You got any sites for me to scrape dchuk? :P

nah, I'm good, I have my own scrapers when I need them (not knocking what you've done, just leaving a spot open for someone else who needs scraping done)

I wrote this in ruby, might want to play with it, seems like it would be useful for what you're doing: http://github.com/dchuk/Arachnid
 
Several replies since I replied to dchuk.

@Bofu2U This is a lot more "logical" than that. For example you want all the "First Name" entries from a site. You give me the URL of page one of the listing, and the script grabs every "First Name" entry throughout listing, including entries on any pagination. More complicated scrapes are possible, but this is the basic idea.

@xpathfucker "it's wrong but it really tastes so sweet..." <-- THIS. The script can scrape text, but if it is scraping images it can upload them to a specified FTP sever or return their original URLs.

@Jake232 Eh?
 
Several replies since I replied to dchuk.

@Bofu2U This is a lot more "logical" than that. For example you want all the "First Name" entries from a site. You give me the URL of page one of the listing, and the script grabs every "First Name" entry throughout listing, including entries on any pagination. More complicated scrapes are possible, but this is the basic idea.

What if I give you one page with an example of the structure (and what I want, like First name) and tell you I want that information from every page on the entire site?
 
Ahh, it seems that Jake232 was talking about Arachnid by dchuk.

@dchuk Yeah, I appreciate that a lot of people will have their own solutions for any scraping requirements that they may have, but at the same time there are many who do not have access to this kind of resource. This is the gap(?) in the market that I am looking to fill with this service. Thanks for the sharing the code for Arachnid, I will have to have a look, and at the very least understand the approach you have taken. Hopefully I can learn something from your methods!
 
Several replies since I replied to dchuk.
The script can scrape text, but if it is scraping images it can upload them to a specified FTP sever or return their original URLs.

Ok cool.

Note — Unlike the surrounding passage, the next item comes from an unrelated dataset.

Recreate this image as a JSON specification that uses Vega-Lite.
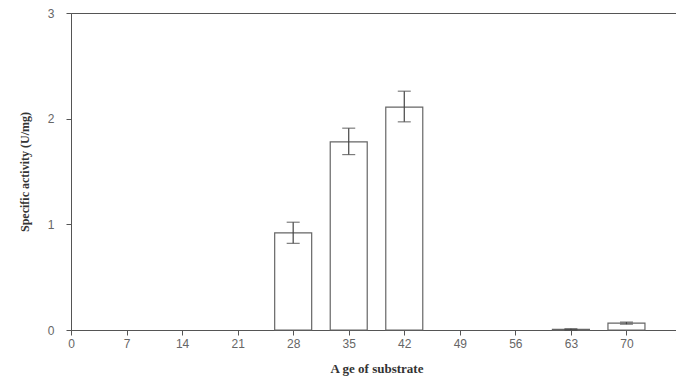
{
  "$schema": "https://vega.github.io/schema/vega-lite/v6.json",
  "autosize": {"type": "none"},
  "width": 611,
  "height": 317,
  "padding": {"left": 71, "top": 13, "right": 10, "bottom": 51},
  "background": "white",
  "config": {
    "view": {"stroke": "#555555", "strokeWidth": 1},
    "axis": {"grid": false, "domainColor": "#555555", "tickColor": "#555555", "labelColor": "#666666", "labelFont": "Liberation Sans", "labelFontSize": 12, "titleFont": "Liberation Serif", "titleFontWeight": "bold", "titleColor": "#333333", "titleFontSize": 12}
  },
  "data": {"values": [
    {"age": 28, "activity": 0.92, "lo": 0.82, "hi": 1.02},
    {"age": 35, "activity": 1.78, "lo": 1.66, "hi": 1.91},
    {"age": 42, "activity": 2.11, "lo": 1.97, "hi": 2.26},
    {"age": 63, "activity": 0.005, "lo": 0.0, "hi": 0.012},
    {"age": 70, "activity": 0.065, "lo": 0.055, "hi": 0.075}
  ]},
  "encoding": {
    "x": {"field": "age", "type": "quantitative", "scale": {"domain": [0, 77], "nice": false, "zero": false, "padding": 0},
      "axis": {"values": [0, 7, 14, 21, 28, 35, 42, 49, 56, 63, 70, 77], "format": "d", "labelFlush": false, "labelAlign": "center", "title": "A ge of substrate", "titleFontSize": 13, "tickSize": 5, "labelPadding": 3, "titlePadding": 13}}
  },
  "layer": [
    {
      "mark": {"type": "bar", "fill": "white", "stroke": "#666666", "strokeWidth": 1.2, "size": 37},
      "encoding": {
        "y": {"field": "activity", "type": "quantitative", "scale": {"domain": [0, 3], "nice": false, "padding": 0},
          "axis": {"values": [0, 1, 2, 3], "format": "d", "labelFlush": false, "title": "Specific activity (U/mg)", "tickSize": 5, "labelPadding": 12, "titlePadding": 16}}
      }
    },
    {
      "mark": {"type": "rule", "color": "#444444", "strokeWidth": 1.2},
      "encoding": {"y": {"field": "lo", "type": "quantitative"}, "y2": {"field": "hi"}}
    },
    {
      "mark": {"type": "tick", "orient": "horizontal", "color": "#444444", "size": 13, "thickness": 1.2},
      "encoding": {"y": {"field": "lo", "type": "quantitative"}}
    },
    {
      "mark": {"type": "tick", "orient": "horizontal", "color": "#444444", "size": 13, "thickness": 1.2},
      "encoding": {"y": {"field": "hi", "type": "quantitative"}}
    }
  ]
}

May I suggest you include a way to scrape stuff that require post requests (which is quite easy anyway), cause that is where some powerfull things can be made with PHP.

No urls to give u, but u sure have a nice offer. Have fun scrapping.:drinkup:
 
What if I give you one page with an example of the structure (and what I want, like First name) and tell you I want that information from every page on the entire site?

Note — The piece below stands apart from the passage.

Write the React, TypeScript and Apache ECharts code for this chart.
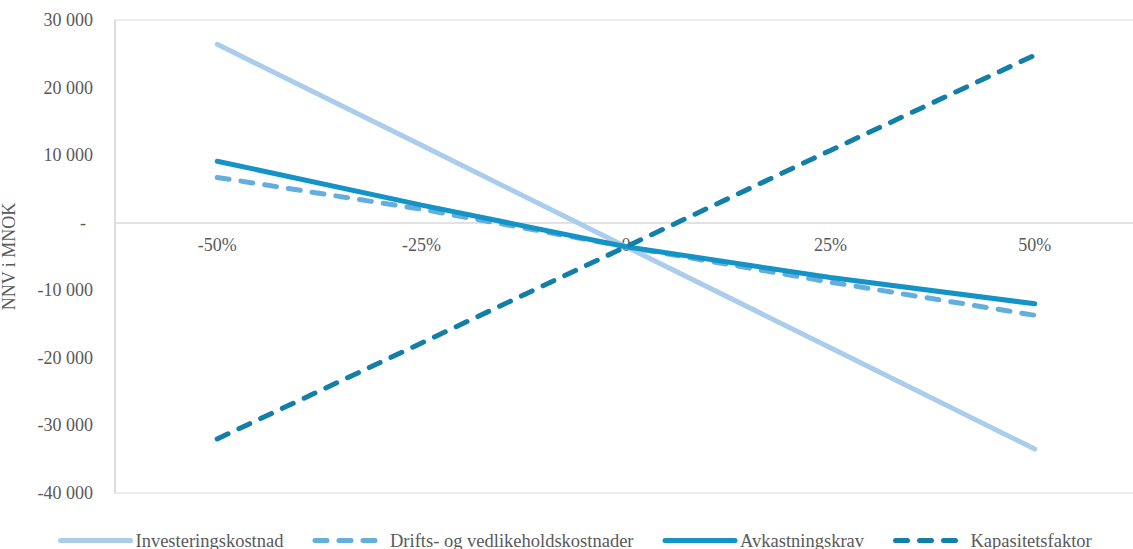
import React, { useEffect, useRef } from "react";
import * as echarts from "echarts";

// Sensitivity of NPV (MNOK) to changes in the key input parameters
const categories = ["-50%", "-25%", "0", "25%", "50%"];
const investeringskostnad = [26400, 11450, -3550, -18500, -33500];
const driftsOgVedlikehold = [6700, 2000, -3550, -8800, -13700];
const avkastningskrav = [9100, 2600, -3550, -8100, -12000];
const kapasitetsfaktor = [-32000, -17800, -3550, 10700, 24800];

const seriesNames = [
  "Investeringskostnad",
  "Drifts- og vedlikeholdskostnader",
  "Avkastningskrav",
  "Kapasitetsfaktor",
];

const Y_MIN = -40000;
const Y_MAX = 30000;

const FONT = "Liberation Serif";
const TEXT = "#595959";
const BORDER = "#d9d9d9";

const GRID_TOP = 20;
const GRID_BOTTOM = 56;
const CHART_H = 549;

function formatThousands(v: number): string {
  if (v === 0) return "{z|-}";
  const s = Math.abs(v).toString().replace(/\B(?=(\d{3})+(?!\d))/g, " ");
  return "{n|" + (v < 0 ? "-" : "") + s + "}";
}

export default function App() {
  const ref = useRef<HTMLDivElement>(null);

  useEffect(() => {
    document.body.style.margin = "0";
    if (!ref.current) return;
    const chart = echarts.init(ref.current, undefined, { renderer: "svg" });

    // the category axis sits on the zero line of the value axis
    const plotH = CHART_H - GRID_TOP - GRID_BOTTOM;
    const zeroFromBottom = (-Y_MIN / (Y_MAX - Y_MIN)) * plotH;

    const dashed = [12, 12];
    const mk = (name: string, data: number[], color: string, dash: boolean) => ({
      name,
      type: "line",
      data,
      symbol: "none",
      lineStyle: {
        color,
        width: 5,
        type: dash ? dashed : "solid",
        cap: "round",
      },
      itemStyle: { color },
    });

    chart.setOption({
      animation: false,
      backgroundColor: "#ffffff",
      grid: {
        left: 115,
        top: GRID_TOP,
        right: -4,
        bottom: GRID_BOTTOM,
        outerBoundsMode: "none",
        containLabel: false,
        show: true,
        borderColor: BORDER,
        borderWidth: 1,
      },
      legend: {
        left: 58,
        top: 531,
        itemWidth: 70,
        itemHeight: 14,
        itemGap: 29,
        padding: 0,
        itemStyle: { opacity: 0 },
        lineStyle: { width: 5, cap: "round" },
        textStyle: { fontFamily: FONT, fontSize: 18.5, color: TEXT },
        data: seriesNames,
      },
      xAxis: {
        type: "category",
        data: categories,
        boundaryGap: true,
        position: "bottom",
        offset: -zeroFromBottom,
        axisLine: { onZero: false, lineStyle: { color: BORDER, width: 1.5 } },
        axisTick: { show: false },
        axisLabel: {
          margin: 13,
          fontFamily: FONT,
          fontSize: 18,
          color: TEXT,
        },
        splitLine: { show: false },
      },
      yAxis: {
        type: "value",
        min: Y_MIN,
        max: Y_MAX,
        interval: 10000,
        name: "NNV i MNOK",
        nameLocation: "middle",
        nameGap: 97,
        nameTextStyle: { fontFamily: FONT, fontSize: 18, color: TEXT },
        axisLine: { show: true, lineStyle: { color: BORDER, width: 1.5 } },
        axisTick: { show: false },
        splitLine: { show: false },
        axisLabel: {
          margin: 22,
          fontFamily: FONT,
          fontSize: 18,
          color: TEXT,
          formatter: formatThousands,
          rich: {
            n: { fontFamily: FONT, fontSize: 18, color: TEXT },
            z: {
              fontFamily: FONT,
              fontSize: 18,
              color: TEXT,
              padding: [0, 7, 0, 0],
            },
          },
        },
      },
      series: [
        mk(seriesNames[0], investeringskostnad, "#a9cdea", false),
        mk(seriesNames[1], driftsOgVedlikehold, "#64aedd", true),
        mk(seriesNames[2], avkastningskrav, "#1494c6", false),
        mk(seriesNames[3], kapasitetsfaktor, "#117fa8", true),
      ],
    });

    return () => chart.dispose();
  }, []);

  return <div ref={ref} style={{ width: 1133, height: 549 }} />;
}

This is exactly the objective I am working to achieve. Nice and automated, define the URL to scrape, and then grab the required data from the entire site so reliably that it can be handled by other scripts or even (spun? [and]) used as content.
 
if your using php, are you using curl, raw sockets, or fopen?

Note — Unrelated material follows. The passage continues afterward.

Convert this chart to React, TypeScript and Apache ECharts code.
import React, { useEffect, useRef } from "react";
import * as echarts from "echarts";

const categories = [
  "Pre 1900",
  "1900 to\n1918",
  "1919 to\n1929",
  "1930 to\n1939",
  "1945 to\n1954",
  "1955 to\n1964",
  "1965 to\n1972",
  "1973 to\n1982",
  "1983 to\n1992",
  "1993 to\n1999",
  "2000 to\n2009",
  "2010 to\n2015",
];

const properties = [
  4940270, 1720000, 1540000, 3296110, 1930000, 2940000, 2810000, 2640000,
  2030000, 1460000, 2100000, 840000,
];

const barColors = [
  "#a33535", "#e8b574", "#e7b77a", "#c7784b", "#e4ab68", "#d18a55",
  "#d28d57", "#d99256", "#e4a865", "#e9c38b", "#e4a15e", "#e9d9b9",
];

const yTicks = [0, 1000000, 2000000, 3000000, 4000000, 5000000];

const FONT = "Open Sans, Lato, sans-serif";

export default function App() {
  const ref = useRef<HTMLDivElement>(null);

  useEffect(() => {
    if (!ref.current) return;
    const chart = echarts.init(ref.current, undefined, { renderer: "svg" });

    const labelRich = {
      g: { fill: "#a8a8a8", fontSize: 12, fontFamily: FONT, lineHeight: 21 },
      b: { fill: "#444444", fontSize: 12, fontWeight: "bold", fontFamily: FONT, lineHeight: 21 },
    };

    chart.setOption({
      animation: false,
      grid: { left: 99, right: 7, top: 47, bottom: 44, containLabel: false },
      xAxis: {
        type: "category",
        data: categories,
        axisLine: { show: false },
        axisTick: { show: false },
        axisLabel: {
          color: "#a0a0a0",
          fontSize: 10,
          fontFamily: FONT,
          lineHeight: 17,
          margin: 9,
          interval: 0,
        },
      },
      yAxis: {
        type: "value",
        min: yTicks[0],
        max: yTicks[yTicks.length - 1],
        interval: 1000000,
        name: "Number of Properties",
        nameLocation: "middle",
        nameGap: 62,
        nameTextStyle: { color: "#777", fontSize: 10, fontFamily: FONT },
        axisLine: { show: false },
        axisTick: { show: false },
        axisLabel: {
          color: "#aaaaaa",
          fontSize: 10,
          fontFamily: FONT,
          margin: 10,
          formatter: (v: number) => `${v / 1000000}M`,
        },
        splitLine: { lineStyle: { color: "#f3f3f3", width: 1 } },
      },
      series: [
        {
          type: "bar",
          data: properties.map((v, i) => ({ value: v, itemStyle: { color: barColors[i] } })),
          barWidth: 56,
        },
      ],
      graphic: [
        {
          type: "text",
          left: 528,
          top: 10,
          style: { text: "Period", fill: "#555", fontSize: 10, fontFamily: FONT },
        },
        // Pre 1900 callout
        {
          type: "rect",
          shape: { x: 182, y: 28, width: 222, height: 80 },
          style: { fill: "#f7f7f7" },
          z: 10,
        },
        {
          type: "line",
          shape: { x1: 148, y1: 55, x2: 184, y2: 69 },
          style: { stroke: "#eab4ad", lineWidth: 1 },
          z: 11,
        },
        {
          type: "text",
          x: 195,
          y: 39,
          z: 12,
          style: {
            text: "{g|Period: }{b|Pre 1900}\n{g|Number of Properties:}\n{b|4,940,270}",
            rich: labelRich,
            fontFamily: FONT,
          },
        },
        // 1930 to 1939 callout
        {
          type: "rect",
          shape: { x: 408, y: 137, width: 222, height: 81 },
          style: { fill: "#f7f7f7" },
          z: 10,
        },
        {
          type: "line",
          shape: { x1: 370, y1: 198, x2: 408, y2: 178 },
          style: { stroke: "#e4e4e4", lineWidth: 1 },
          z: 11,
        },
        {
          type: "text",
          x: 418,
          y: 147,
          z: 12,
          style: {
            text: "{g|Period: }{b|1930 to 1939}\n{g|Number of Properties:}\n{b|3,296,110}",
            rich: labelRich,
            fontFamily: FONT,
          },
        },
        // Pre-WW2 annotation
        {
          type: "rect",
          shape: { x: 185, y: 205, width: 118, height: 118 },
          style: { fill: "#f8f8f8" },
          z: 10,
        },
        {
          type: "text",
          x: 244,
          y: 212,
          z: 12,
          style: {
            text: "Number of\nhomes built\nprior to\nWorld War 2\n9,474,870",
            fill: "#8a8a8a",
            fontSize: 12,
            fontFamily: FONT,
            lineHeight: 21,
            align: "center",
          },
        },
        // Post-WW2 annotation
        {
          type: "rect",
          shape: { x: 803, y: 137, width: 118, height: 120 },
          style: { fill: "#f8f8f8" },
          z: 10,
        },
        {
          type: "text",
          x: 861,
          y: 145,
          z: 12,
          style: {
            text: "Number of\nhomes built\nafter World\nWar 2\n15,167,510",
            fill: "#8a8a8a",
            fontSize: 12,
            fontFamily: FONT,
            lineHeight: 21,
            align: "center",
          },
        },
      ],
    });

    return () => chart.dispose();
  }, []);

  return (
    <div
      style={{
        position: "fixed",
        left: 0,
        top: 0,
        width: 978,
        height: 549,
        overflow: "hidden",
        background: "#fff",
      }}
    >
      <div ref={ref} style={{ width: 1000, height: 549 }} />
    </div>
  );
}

if curl, are you using an asyn/non blocking version of it? how about polling/que?

just curious, I've been testing up a nonblocking multi curl script that has a que....
 
Thanks for the PMs, had an interesting eBay scraping request that has made me rethink the way that I am doing things. Basically, the system now caches pages that are being scraped. If anybody else has any scraping requests, then please send me details and I will have a look!

@Bofu2U Sweet. I haven't started working on proxy support yet, but when I'm there I'll hit you up.

@eliquid I am using file_get_contents() for simple requests and CURL for requests where I need to send header information. I will have a look at asynchronous non-blocking requests. The system does have a queue, and can be set to process a defined number of jobs per minute.

@mattseh Thanks for sharing that, I will have a look.

@Berto Cheers for the PM, I will drop you a reply in a minute.